Geopolitical Thaw Masks Underlying Market Fragility
I'm watching SPY navigate a critical inflection point this morning as Iran deal optimism catalyzes a risk-on rotation that's masking persistent breadth concerns beneath the surface. At $706.54, we're testing overhead resistance while the market processes conflicting signals: geopolitical relief driving small-cap outperformance versus sticky technical resistance at these elevated levels.
Cross-Asset Flow Analysis Points to Tactical Relief Rally
The morning's cross-asset flows tell a clear story of risk appetite returning. Gold's retreat from safe-haven demand coincides with Russell 2000 strength, creating the classic risk-on signature I track for sustained moves. However, this geopolitical catalyst feels more tactical than structural. The Iran deal framework, while positive for energy price stability, doesn't address the underlying macro headwinds that have kept me cautious on duration risk in this market.
SPY's 0.31% decline yesterday occurred on relatively light volume, suggesting institutional hesitation rather than aggressive selling. The ETF flow data shows continued inflows but at a decelerating pace compared to Q1 patterns. This creates a backdrop where positive catalysts can generate sharp moves higher, but the underlying foundation remains fragile.
Apple's Leadership Transition Adds Idiosyncratic Risk
The market's focus on Apple's changing leadership structure introduces a significant idiosyncratic risk factor for SPY, given AAPL's 7.2% weighting in the index. Leadership transitions at mega-cap constituents have historically created volatility windows that extend beyond the individual stock to impact broader index performance. I'm monitoring how AI tailwinds might offset any near-term uncertainty, but execution risk remains elevated during transition periods.
The technology sector's concentration risk continues to concern me from a portfolio construction perspective. When single-stock moves can materially impact broad index performance, it amplifies the importance of understanding both the catalyst and the timing around these transitions.
Energy Sector Dynamics Create Offsetting Forces
Oil's pullback on Iran deal optimism creates a mixed signal for SPY's energy components. While lower energy prices typically support consumer discretionary spending and broader economic growth, the energy sector's recent contribution to index performance has been meaningful. This sector rotation dynamic suggests we may see continued volatility as markets price in the probability of various geopolitical outcomes.
The speed of this energy rotation also highlights the market's sensitivity to geopolitical catalysts, which increases the probability of sharp reversals if negotiations stall or geopolitical tensions re-emerge elsewhere.
Technical Picture Shows Resistance at Key Levels
From a technical perspective, SPY faces meaningful resistance in the $705-710 range. Yesterday's rejection near these levels, combined with the morning's mixed price action, suggests institutions remain cautious about chasing momentum at current valuations. The 20-day moving average at $698 provides immediate support, but a break below would target the 50-day at $685.
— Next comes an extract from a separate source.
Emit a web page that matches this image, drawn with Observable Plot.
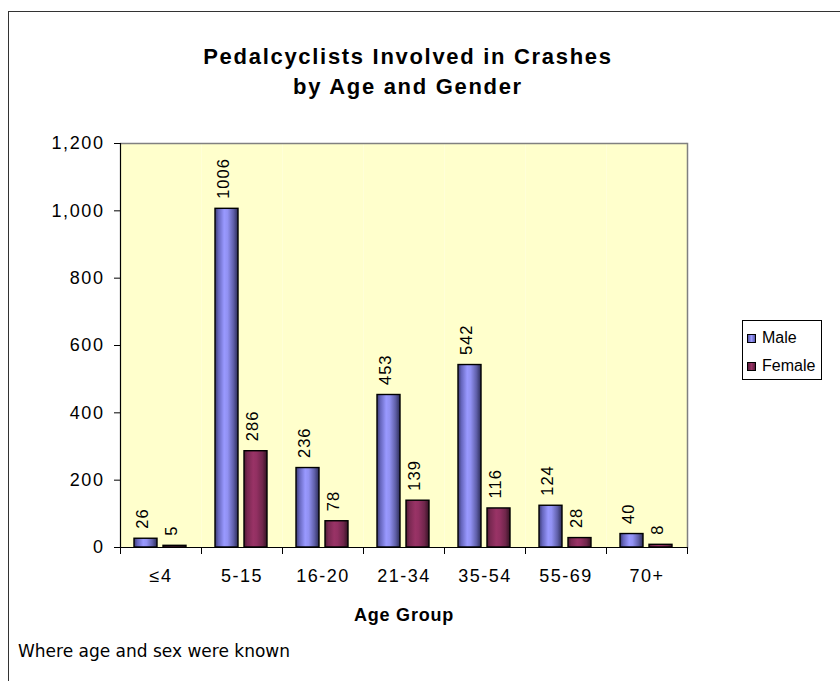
<!DOCTYPE html>
<html>
<head>
<meta charset="utf-8">
<script src="https://cdn.jsdelivr.net/npm/d3@7"></script>
<script src="https://cdn.jsdelivr.net/npm/@observablehq/plot@0.6"></script>
<style>
  html, body { margin: 0; padding: 0; background: #fff; }
  #wrap { position: relative; width: 840px; height: 681px; overflow: hidden; font-family: "Liberation Sans", Arial, sans-serif; }
  #border { position: absolute; left: 8px; top: 11px; width: 900px; height: 800px; border: 1.5px solid #333; box-sizing: border-box; }
  #title { position: absolute; left: 158px; width: 500px; top: 42px; text-align: center; font-weight: bold; font-size: 22px; line-height: 30px; letter-spacing: 1.7px; color: #000; }
  #chart { position: absolute; left: 0; top: 0; }
  #legend { position: absolute; left: 742px; top: 320px; width: 80px; height: 60px; border: 1px solid #000; box-sizing: border-box; background: #fff; font-size: 16px; }
  .li { position: absolute; left: 4px; display: flex; align-items: center; }
  .sw { width: 9px; height: 9px; border: 1px solid #000; box-sizing: border-box; margin-right: 6px; }
  #caption { position: absolute; left: 18px; top: 641px; font-family: "DejaVu Sans", sans-serif; font-size: 17px; color: #000; }
  #chart text { letter-spacing: 1px; }
  #chart [aria-label="y-axis tick label"] text { letter-spacing: 1.6px; }
  #chart [aria-label="fx-axis tick label"] text { letter-spacing: 1.5px; }
  #chart [aria-label="fx-axis label"] text { font-weight: bold; letter-spacing: 0.8px; }
</style>
</head>
<body>
<svg width="0" height="0" style="position:absolute">
  <defs>
    <linearGradient id="gMale" x1="0" x2="1" y1="0" y2="0">
      <stop offset="0" stop-color="#3a3a72"/>
      <stop offset="0.15" stop-color="#6666bd"/>
      <stop offset="0.4" stop-color="#9999ff"/>
      <stop offset="0.55" stop-color="#9191f2"/>
      <stop offset="0.8" stop-color="#6060aa"/>
      <stop offset="1" stop-color="#2c2c58"/>
    </linearGradient>
    <linearGradient id="gFemale" x1="0" x2="1" y1="0" y2="0">
      <stop offset="0" stop-color="#4e1a34"/>
      <stop offset="0.15" stop-color="#7a2952"/>
      <stop offset="0.4" stop-color="#993366"/>
      <stop offset="0.55" stop-color="#923062"/>
      <stop offset="0.8" stop-color="#70264b"/>
      <stop offset="1" stop-color="#361224"/>
    </linearGradient>
  </defs>
</svg>
<div id="wrap">
  <div id="border"></div>
  <div id="title">Pedalcyclists Involved in Crashes<br>by Age and Gender</div>
  <div id="chart"></div>
  <div id="legend">
    <div class="li" style="top:8px"><div class="sw" style="background:linear-gradient(90deg,#5a5aa8,#9999ff,#5a5aa8)"></div><span>Male</span></div>
    <div class="li" style="top:36px"><div class="sw" style="background:linear-gradient(90deg,#5a1e3c,#993366,#5a1e3c)"></div><span>Female</span></div>
  </div>
  <div id="caption">Where age and sex were known</div>
</div>
<script>
const categories = ["≤4", "5-15", "16-20", "21-34", "35-54", "55-69", "70+"];
const maleValues = [26, 1006, 236, 453, 542, 124, 40];
const femaleValues = [5, 286, 78, 139, 116, 28, 8];
const genders = ["Male", "Female"];
const yTicks = [0, 200, 400, 600, 800, 1000, 1200];

const data = categories.flatMap((c, i) => [
  {age: c, gender: "Male", value: maleValues[i]},
  {age: c, gender: "Female", value: femaleValues[i]}
]);

const W = 840, H = 630, mL = 118, mT = 143, mR = 151, mB = 83;
const innerH = H - mT - mB;

const chart = Plot.plot({
  width: W, height: H,
  marginLeft: mL, marginTop: mT, marginRight: mR, marginBottom: mB,
  style: {fontFamily: "'Liberation Sans', Arial, sans-serif", fontSize: "17px", background: "transparent", overflow: "visible", color: "#000"},
  fx: {domain: categories, padding: 0, label: null},
  x: {domain: genders, paddingInner: 0.2, paddingOuter: 0.46, axis: null},
  y: {domain: [0, 1200], axis: null},
  color: {domain: genders, range: ["url(#gMale)", "url(#gFemale)"]},
  marks: [
    Plot.frame({fill: "#FFFFCC", stroke: "none"}),
    Plot.ruleY([1200], {stroke: "#808080", strokeWidth: 1.5}),
    Plot.frame({anchor: "right", stroke: "#808080", strokeWidth: 1.5, facetAnchor: "right"}),
    Plot.barY(data, {fx: "age", x: "gender", y: "value", fill: "gender", stroke: "#000", strokeWidth: 1.4}),
    Plot.ruleY([0], {stroke: "#000", strokeWidth: 1.2}),
    Plot.frame({anchor: "left", stroke: "#000", strokeWidth: 1.2, facetAnchor: "left"}),
    Plot.frame({anchor: "left", stroke: "#000", insetTop: innerH, insetBottom: -6}),
    Plot.frame({anchor: "right", stroke: "#000", insetTop: innerH, insetBottom: -6, facetAnchor: "right"}),
    Plot.axisY({ticks: yTicks, tickFormat: d3.format(","), tickSize: 6, tickPadding: 10, fontSize: 18, label: null}),
    Plot.axisFx({anchor: "bottom", tickSize: 0, tickPadding: 22, fontSize: 18, label: "Age Group", labelAnchor: "center", labelOffset: 73}),
    Plot.text(data, {fx: "age", x: "gender", y: "value", text: d => String(d.value), rotate: -90, textAnchor: "start", lineAnchor: "middle", dy: -10, dx: -3, fontSize: 16.5})
  ]
});
document.getElementById("chart").appendChild(chart);
</script>
</body>
</html>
Volume patterns continue to show divergence between up days and down days, with selling pressure accompanied by higher volume than buying interest. This pattern typically precedes either a meaningful correction or an extended consolidation period.
Breadth Metrics Signal Selective Participation
Advance-decline ratios have been deteriorating even as SPY holds near highs, indicating that market gains are increasingly concentrated in fewer names. This narrowing breadth typically precedes broader market weakness, though geopolitical catalysts can temporarily override these technical signals.
The Russell 2000's relative outperformance this morning provides some offset to breadth concerns, as small-cap strength often signals broader risk appetite. However, I need to see this strength sustained across multiple sessions before gaining confidence in a broader market rally.
Risk Management Framework Remains Defensive
Given the conflicting signals between geopolitical optimism and underlying market structure concerns, I maintain a defensive posture on SPY. While tactical rallies remain possible, particularly on continued Iran deal progress, the combination of concentration risk, breadth deterioration, and technical resistance suggests limited upside potential relative to downside risk.
Position sizing should reflect this asymmetric risk profile, with particular attention to portfolio-level correlation during periods of geopolitical uncertainty.
Bottom Line
SPY's current positioning reflects a market caught between geopolitical relief and structural headwinds. While Iran deal optimism provides near-term support through risk-on flows, persistent breadth concerns and technical resistance at $706 levels limit conviction for sustained upside. I favor a cautious stance with tactical flexibility to capitalize on volatility rather than directional positioning at current levels.